The Republican candidates for Governor had a debate in Laconia last week. The Laconia Evening Citizen reported it as being more like an introduction session as all the candidates had the same positions on the issues and it went like this:
- Cut state agencies 10-12%.
- New Hampshire has a revenue not a spending problem.
- Opposition to expanded casino gaming (except for one candidate).
If this is the best the Republican Party can come up with I think Gov. Lynch will be successful in November. None of this is a real platform or least a platform that can be realistically implemented, and it’s interesting that none of the candidates stated any specific ideas with their positions instead, they simply passed the buck.
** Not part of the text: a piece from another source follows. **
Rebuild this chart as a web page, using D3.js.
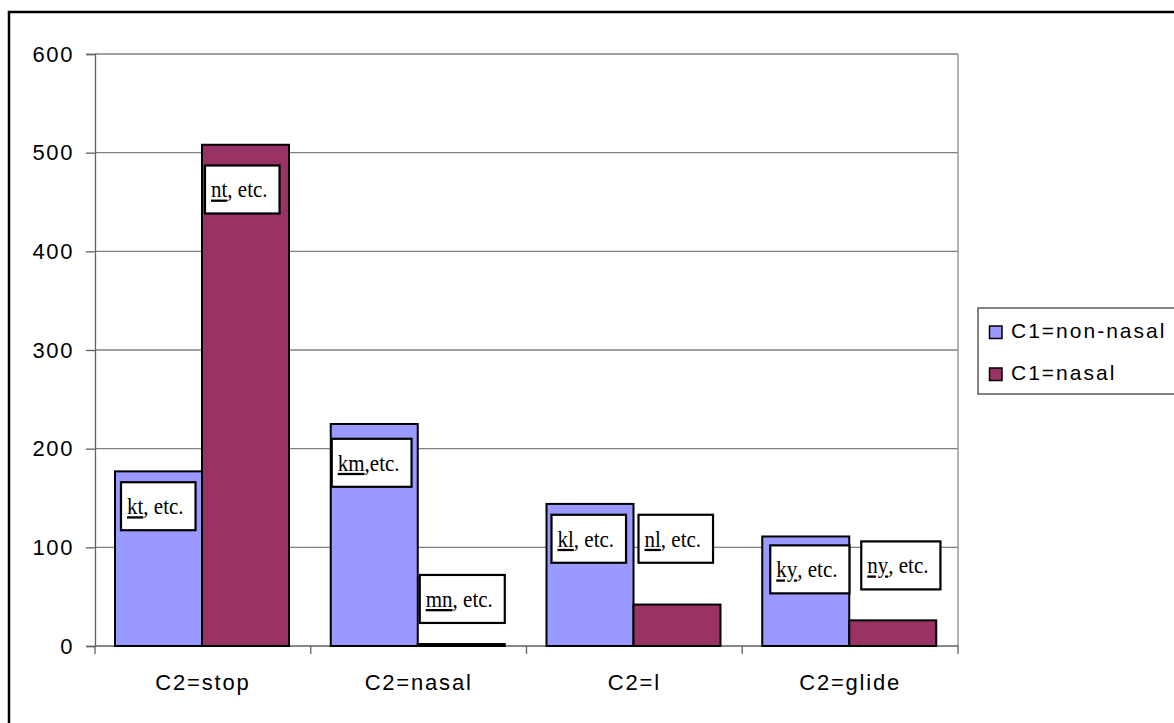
<!DOCTYPE html>
<html>
<head>
<meta charset="utf-8">
<script src="https://cdn.jsdelivr.net/npm/d3@7/dist/d3.min.js"></script>
<style>
  html, body { margin: 0; padding: 0; background: #fff; }
  svg { display: block; }
  .sans { font-family: "Liberation Sans", Arial, sans-serif; }
  .serif { font-family: "Liberation Serif", "Times New Roman", serif; }
</style>
</head>
<body>
<svg id="chart" width="1174" height="723"></svg>
<script>
// ---- data ----
const categories = ["C2=stop", "C2=nasal", "C2=l", "C2=glide"];
const seriesNames = ["C1=non-nasal", "C1=nasal"];
const nonNasal = [177, 225, 144, 111];
const nasal = [508, 2, 42, 26];
const yTicks = [0, 100, 200, 300, 400, 500, 600];
const seriesColors = ["#9999FF", "#993366"];
// annotation labels
const annoCategory = [0, 0, 1, 1, 2, 2, 3, 3];
const annoSeries   = [0, 1, 0, 1, 0, 1, 0, 1];
const annoUnder    = ["kt", "nt", "km", "mn", "kl", "nl", "ky", "ny"];
const annoRest     = [", etc.", ", etc.", ",etc.", ", etc.", ", etc.", ", etc.", ", etc.", ", etc."];
const annoTopValue = [166, 487, 210, 72, 133, 133, 102, 106];
const annoDx       = [6, 3, 1, 2, 5, 5, 8, 12];

const values = [nonNasal, nasal];

const svg = d3.select("#chart");

// outer frame
svg.append("rect").attr("x", 9).attr("y", 12).attr("width", 1200).attr("height", 740)
  .attr("fill", "none").attr("stroke", "#000").attr("stroke-width", 2.5);

const plotL = 95, plotR = 958, plotT = 54, plotB = 646;

const x = d3.scaleBand().domain(categories).range([plotL, plotR]).padding(0);
const xs = d3.scaleBand().domain(seriesNames).range([20, 194]).padding(0);
const y = d3.scaleLinear().domain([0, 600]).range([plotB, plotT]);

// gridlines
svg.append("g").selectAll("line").data(yTicks.filter(d => d > 0)).join("line")
  .attr("x1", plotL).attr("x2", plotR)
  .attr("y1", d => y(d)).attr("y2", d => y(d))
  .attr("stroke", "#808080").attr("stroke-width", 1.3);

// plot area right border
svg.append("line").attr("x1", plotR).attr("x2", plotR).attr("y1", plotT).attr("y2", plotB)
  .attr("stroke", "#9a9a9a").attr("stroke-width", 1.5);

// y axis
const yAxis = d3.axisLeft(y).tickValues(yTicks).tickSize(9).tickPadding(12);
const gy = svg.append("g").attr("transform", `translate(${plotL},0)`).call(yAxis);
gy.select(".domain").attr("stroke", "#606060").attr("stroke-width", 1.3);
gy.selectAll(".tick line").attr("stroke", "#606060").attr("stroke-width", 1.3);
gy.selectAll(".tick text").attr("class", "sans").attr("font-size", 22)
  .attr("letter-spacing", 1.6).attr("fill", "#000");

// x axis
const xAxis = d3.axisBottom(x).tickSize(0).tickPadding(28);
const gx = svg.append("g").attr("transform", `translate(0,${plotB})`).call(xAxis);
gx.select(".domain").remove();
gx.append("line").attr("x1", plotL).attr("x2", plotR).attr("y1", 0).attr("y2", 0)
  .attr("stroke", "#606060").attr("stroke-width", 1.3);
gx.selectAll(".tick text").attr("class", "sans").attr("font-size", 22)
  .attr("letter-spacing", 1.8).attr("fill", "#000");
// category boundary ticks
const bounds = categories.map(c => x(c)).concat([plotR]);
gx.selectAll(".btick").data(bounds).join("line").attr("class", "btick")
  .attr("x1", d => d).attr("x2", d => d).attr("y1", 0).attr("y2", 8)
  .attr("stroke", "#606060").attr("stroke-width", 1.3);

// bars
const rows = [];
categories.forEach((c, i) => seriesNames.forEach((s, j) => rows.push({c, s, j, v: values[j][i]})));
svg.append("g").selectAll("rect").data(rows).join("rect")
  .attr("x", d => x(d.c) + xs(d.s))
  .attr("width", xs.bandwidth())
  .attr("y", d => y(d.v))
  .attr("height", d => y(0) - y(d.v))
  .attr("fill", d => seriesColors[d.j])
  .attr("stroke", "#000").attr("stroke-width", 2);

// annotations
const annos = annoUnder.map((u, k) => ({
  c: categories[annoCategory[k]], s: seriesNames[annoSeries[k]],
  u, r: annoRest[k], top: annoTopValue[k], dx: annoDx[k]
}));
const ag = svg.append("g");
annos.forEach(a => {
  const bx = x(a.c) + xs(a.s) + a.dx;
  const by = y(a.top);
  const g = ag.append("g");
  const rect = g.append("rect").attr("x", bx).attr("y", by).attr("height", 48)
    .attr("fill", "#fff").attr("stroke", "#000").attr("stroke-width", 2.2);
  const t = g.append("text").attr("class", "serif").attr("font-size", 21)
    .attr("transform", `translate(${bx + 6},${by + 32}) scale(1,1.08)`).attr("fill", "#000");
  t.append("tspan").attr("text-decoration", "underline").text(a.u);
  t.append("tspan").text(a.r);
  const w = t.node().getComputedTextLength();
  rect.attr("width", w + 18);
});

// legend
const lg = svg.append("g");
lg.append("rect").attr("x", 978).attr("y", 308).attr("width", 210).attr("height", 86)
  .attr("fill", "#fff").attr("stroke", "#404040").attr("stroke-width", 1.3);
seriesNames.forEach((s, i) => {
  const yy = 326 + i * 42;
  lg.append("rect").attr("x", 989.5).attr("y", yy).attr("width", 12.5).attr("height", 12.5)
    .attr("fill", seriesColors[i]).attr("stroke", "#000").attr("stroke-width", 1.5);
  lg.append("text").attr("class", "sans").attr("x", 1011).attr("y", yy + 12)
    .attr("font-size", 21).attr("letter-spacing", 2).attr("fill", "#000").text(s);
});
</script>
</body>
</html>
“I’m a consensus builder.” said Karen Testerman as she described herself later in the evening. First she says she supports cutting costs at state agencies then she calls herself a consensus builder imagine that. For example the New Hampshire Department of Transportation cannot replace bridges that are red listed because of funding; NHDOT routinely operates heavy equipment past its working life span again because of funding. Yet an inexperienced candidate like Testerman believes that it is possible to shave 10-12% off of the budget and this is just one state agency; arguments like this can be demonstrated across state government. Former Commissioner John Stephen followed the same rationale with the cuts and this is surprising as he knows firsthand that cuts like this aren’t realistic, and of course he suggested the ever popular “eliminating the cost redundancy in state government.” This hasn’t already been studied umpteenth times by the legislature since at least the early 1990s and each time they come back with the same recommendations: reduce the use of consultants and reduce the state vehicle fleet. And if you read the fine print New Hampshire Health and Human Services is one of the largest elements of these cost redundancies. Commissioner Stephen talks about saving costs but he doesn’t say how he would do it. I don’t think this is the type of leadership New Hampshire needs in the corner office. But the cutting costs does play well and every NH taxpayer like to hear this whether it’s true or not.
The next part is the opposition to expanded casino gaming. Stephen stated that as a former prosecutor he came into contact with “undesirables” and this is a reason why New Hampshire should forgo millions of dollars of revenue and enhancement of the state’s largest industry because a former prosecutor knows best.